Make an exact copy of the data below, leaving out every picture.

*Data block:*
________________________________________

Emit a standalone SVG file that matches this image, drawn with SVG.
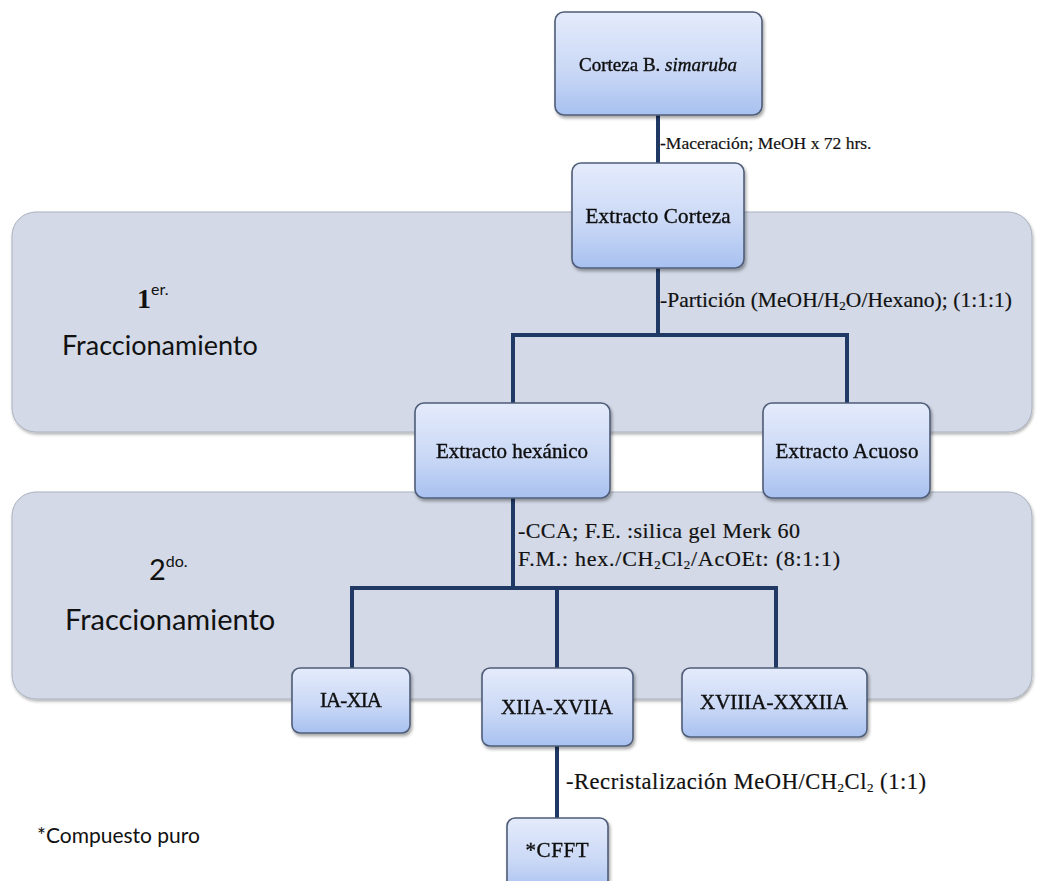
<svg xmlns="http://www.w3.org/2000/svg" width="1037" height="881" viewBox="0 0 1037 881">
<defs>
<linearGradient id="ng" x1="0" y1="0" x2="0" y2="1">
<stop offset="0" stop-color="#e4ebfb"/>
<stop offset="0.55" stop-color="#cbd9f6"/>
<stop offset="1" stop-color="#a8c1f0"/>
</linearGradient>
<filter id="sh" x="-10%" y="-10%" width="130%" height="140%">
<feDropShadow dx="1.5" dy="2.5" stdDeviation="1.5" flood-color="#000" flood-opacity="0.35"/>
</filter>
<filter id="bsh" x="-5%" y="-5%" width="110%" height="115%">
<feDropShadow dx="1" dy="2" stdDeviation="1.5" flood-color="#000" flood-opacity="0.3"/>
</filter>
</defs>
<style>
.band{fill:#d3d9e6;stroke:#aab1bf;stroke-width:1}
.node{fill:url(#ng);stroke:#4f5d78;stroke-width:1.6}
.nt{font-family:"Liberation Serif",serif;font-size:21px;fill:#111;text-anchor:middle;dominant-baseline:central;stroke:#111;stroke-width:0.4}
.lab{font-family:"Liberation Serif",serif;font-size:21.5px;fill:#111;stroke:#111;stroke-width:0.2}
.sub{font-size:13px}
.side{font-family:Lato,"Noto Sans",sans-serif;font-size:27px;fill:#111}
.con{fill:none;stroke:#1f3864;stroke-width:4}
</style>
<rect width="1037" height="881" fill="#fff"/>
<g id="band1" filter="url(#bsh)"><rect class="band" x="12" y="212" width="1020" height="220" rx="24"/></g>
<g id="band2" filter="url(#bsh)"><rect class="band" x="12" y="492" width="1020" height="207" rx="24"/></g>
<g id="sidelabels">
<text class="side" x="137" y="308" style="font-family:'Liberation Serif',serif;font-weight:bold;font-size:28px">1<tspan style="font-family:Lato,sans-serif;font-weight:normal;font-size:16px" dy="-13">er.</tspan></text>
<text class="side" x="62" y="355">Fraccionamiento</text>
<text class="side" x="149" y="580" style="font-size:29px">2<tspan style="font-size:16px" dy="-13">do.</tspan></text>
<text class="side" x="65" y="630" style="font-size:29px">Fraccionamiento</text>
<text x="37" y="843" font-family="Lato,'Noto Sans',sans-serif" font-size="21" fill="#111">*Compuesto puro</text>
</g>
<g id="connectors">
<path class="con" d="M658 115V163"/>
<path class="con" d="M658 268V335M513 335H847M513 333V403M847 333V403"/>
<path class="con" d="M513 498V588M352 588H776M352 586V668M557 586V668M776 586V668"/>
<path class="con" d="M557 746V818"/>
</g>
<g id="connector-labels">
<text class="lab" x="660" y="149" style="font-size:17.5px">-Maceración; MeOH x 72 hrs.</text>
<text class="lab" x="660" y="307" textLength="352">-Partición (MeOH/H<tspan class="sub" dy="3">2</tspan><tspan dy="-3">O/Hexano); (1:1:1)</tspan></text>
<text class="lab" x="518" y="538" style="font-size:22px" textLength="282">-CCA; F.E. :silica gel Merk 60</text>
<text class="lab" x="518" y="566" style="font-size:22px" textLength="322">F.M.: hex./CH<tspan class="sub" dy="3">2</tspan><tspan dy="-3">Cl</tspan><tspan class="sub" dy="3">2</tspan><tspan dy="-3">/AcOEt: (8:1:1)</tspan></text>
<text class="lab" x="566" y="789" style="font-size:22.5px" textLength="360">-Recristalización  MeOH/CH<tspan class="sub" dy="3">2</tspan><tspan dy="-3">Cl</tspan><tspan class="sub" dy="3">2</tspan><tspan dy="-3"> (1:1)</tspan></text>
</g>
<g id="n-corteza" filter="url(#sh)"><rect class="node" x="555" y="12" width="207" height="103" rx="9"/><text class="nt" x="658" y="64" style="font-size:19px">Corteza B. <tspan font-style="italic">simaruba</tspan></text></g>
<g id="n-extracto-corteza" filter="url(#sh)"><rect class="node" x="572" y="163" width="172" height="105" rx="9"/><text class="nt" x="658" y="216" textLength="145">Extracto Corteza</text></g>
<g id="n-hexanico" filter="url(#sh)"><rect class="node" x="415" y="403" width="195" height="95" rx="9"/><text class="nt" x="512" y="451" textLength="152">Extracto hexánico</text></g>
<g id="n-acuoso" filter="url(#sh)"><rect class="node" x="763" y="403" width="167" height="95" rx="9"/><text class="nt" x="847" y="451" textLength="143">Extracto Acuoso</text></g>
<g id="n-ia-xia" filter="url(#sh)"><rect class="node" x="292" y="668" width="118" height="65" rx="8"/><text class="nt" x="351" y="700" textLength="62">IA-XIA</text></g>
<g id="n-xiia-xviia" filter="url(#sh)"><rect class="node" x="482" y="668" width="151" height="78" rx="8"/><text class="nt" x="557" y="707" textLength="112">XIIA-XVIIA</text></g>
<g id="n-xviiia-xxxiia" filter="url(#sh)"><rect class="node" x="682" y="668" width="185" height="69" rx="8"/><text class="nt" x="774" y="702" textLength="148">XVIIIA-XXXIIA</text></g>
<g id="n-cfft" filter="url(#sh)"><rect class="node" x="507" y="818" width="101" height="75" rx="8"/><text class="nt" x="557" y="850" textLength="63">*CFFT</text></g>
</svg>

________________________________________

*Exercise result:*
Emit a standalone SVG file that matches this image, drawn with SVG.
<svg xmlns="http://www.w3.org/2000/svg" width="1037" height="881" viewBox="0 0 1037 881">
<defs>
<linearGradient id="ng" x1="0" y1="0" x2="0" y2="1">
<stop offset="0" stop-color="#e4ebfb"/>
<stop offset="0.55" stop-color="#cbd9f6"/>
<stop offset="1" stop-color="#a8c1f0"/>
</linearGradient>
<filter id="sh" x="-10%" y="-10%" width="130%" height="140%">
<feDropShadow dx="1.5" dy="2.5" stdDeviation="1.5" flood-color="#000" flood-opacity="0.35"/>
</filter>
<filter id="bsh" x="-5%" y="-5%" width="110%" height="115%">
<feDropShadow dx="1" dy="2" stdDeviation="1.5" flood-color="#000" flood-opacity="0.3"/>
</filter>
</defs>
<style>
.band{fill:#d3d9e6;stroke:#aab1bf;stroke-width:1}
.node{fill:url(#ng);stroke:#4f5d78;stroke-width:1.6}
.nt{font-family:"Liberation Serif",serif;font-size:21px;fill:#111;text-anchor:middle;dominant-baseline:central;stroke:#111;stroke-width:0.4}
.lab{font-family:"Liberation Serif",serif;font-size:21.5px;fill:#111;stroke:#111;stroke-width:0.2}
.sub{font-size:13px}
.side{font-family:Lato,"Noto Sans",sans-serif;font-size:27px;fill:#111}
.con{fill:none;stroke:#1f3864;stroke-width:4}
</style>
<rect width="1037" height="881" fill="#fff"/>
<g id="band1" filter="url(#bsh)"><rect class="band" x="12" y="212" width="1020" height="220" rx="24"/></g>
<g id="band2" filter="url(#bsh)"><rect class="band" x="12" y="492" width="1020" height="207" rx="24"/></g>
<g id="sidelabels">
<text class="side" x="137" y="308" style="font-family:'Liberation Serif',serif;font-weight:bold;font-size:28px">1<tspan style="font-family:Lato,sans-serif;font-weight:normal;font-size:16px" dy="-13">er.</tspan></text>
<text class="side" x="62" y="355">Fraccionamiento</text>
<text class="side" x="149" y="580" style="font-size:29px">2<tspan style="font-size:16px" dy="-13">do.</tspan></text>
<text class="side" x="65" y="630" style="font-size:29px">Fraccionamiento</text>
<text x="37" y="843" font-family="Lato,'Noto Sans',sans-serif" font-size="21" fill="#111">*Compuesto puro</text>
</g>
<g id="connectors">
<path class="con" d="M658 115V163"/>
<path class="con" d="M658 268V335M513 335H847M513 333V403M847 333V403"/>
<path class="con" d="M513 498V588M352 588H776M352 586V668M557 586V668M776 586V668"/>
<path class="con" d="M557 746V818"/>
</g>
<g id="connector-labels">
<text class="lab" x="660" y="149" style="font-size:17.5px">-Maceración; MeOH x 72 hrs.</text>
<text class="lab" x="660" y="307" textLength="352">-Partición (MeOH/H<tspan class="sub" dy="3">2</tspan><tspan dy="-3">O/Hexano); (1:1:1)</tspan></text>
<text class="lab" x="518" y="538" style="font-size:22px" textLength="282">-CCA; F.E. :silica gel Merk 60</text>
<text class="lab" x="518" y="566" style="font-size:22px" textLength="322">F.M.: hex./CH<tspan class="sub" dy="3">2</tspan><tspan dy="-3">Cl</tspan><tspan class="sub" dy="3">2</tspan><tspan dy="-3">/AcOEt: (8:1:1)</tspan></text>
<text class="lab" x="566" y="789" style="font-size:22.5px" textLength="360">-Recristalización  MeOH/CH<tspan class="sub" dy="3">2</tspan><tspan dy="-3">Cl</tspan><tspan class="sub" dy="3">2</tspan><tspan dy="-3"> (1:1)</tspan></text>
</g>
<g id="n-corteza" filter="url(#sh)"><rect class="node" x="555" y="12" width="207" height="103" rx="9"/><text class="nt" x="658" y="64" style="font-size:19px">Corteza B. <tspan font-style="italic">simaruba</tspan></text></g>
<g id="n-extracto-corteza" filter="url(#sh)"><rect class="node" x="572" y="163" width="172" height="105" rx="9"/><text class="nt" x="658" y="216" textLength="145">Extracto Corteza</text></g>
<g id="n-hexanico" filter="url(#sh)"><rect class="node" x="415" y="403" width="195" height="95" rx="9"/><text class="nt" x="512" y="451" textLength="152">Extracto hexánico</text></g>
<g id="n-acuoso" filter="url(#sh)"><rect class="node" x="763" y="403" width="167" height="95" rx="9"/><text class="nt" x="847" y="451" textLength="143">Extracto Acuoso</text></g>
<g id="n-ia-xia" filter="url(#sh)"><rect class="node" x="292" y="668" width="118" height="65" rx="8"/><text class="nt" x="351" y="700" textLength="62">IA-XIA</text></g>
<g id="n-xiia-xviia" filter="url(#sh)"><rect class="node" x="482" y="668" width="151" height="78" rx="8"/><text class="nt" x="557" y="707" textLength="112">XIIA-XVIIA</text></g>
<g id="n-xviiia-xxxiia" filter="url(#sh)"><rect class="node" x="682" y="668" width="185" height="69" rx="8"/><text class="nt" x="774" y="702" textLength="148">XVIIIA-XXXIIA</text></g>
<g id="n-cfft" filter="url(#sh)"><rect class="node" x="507" y="818" width="101" height="75" rx="8"/><text class="nt" x="557" y="850" textLength="63">*CFFT</text></g>
</svg>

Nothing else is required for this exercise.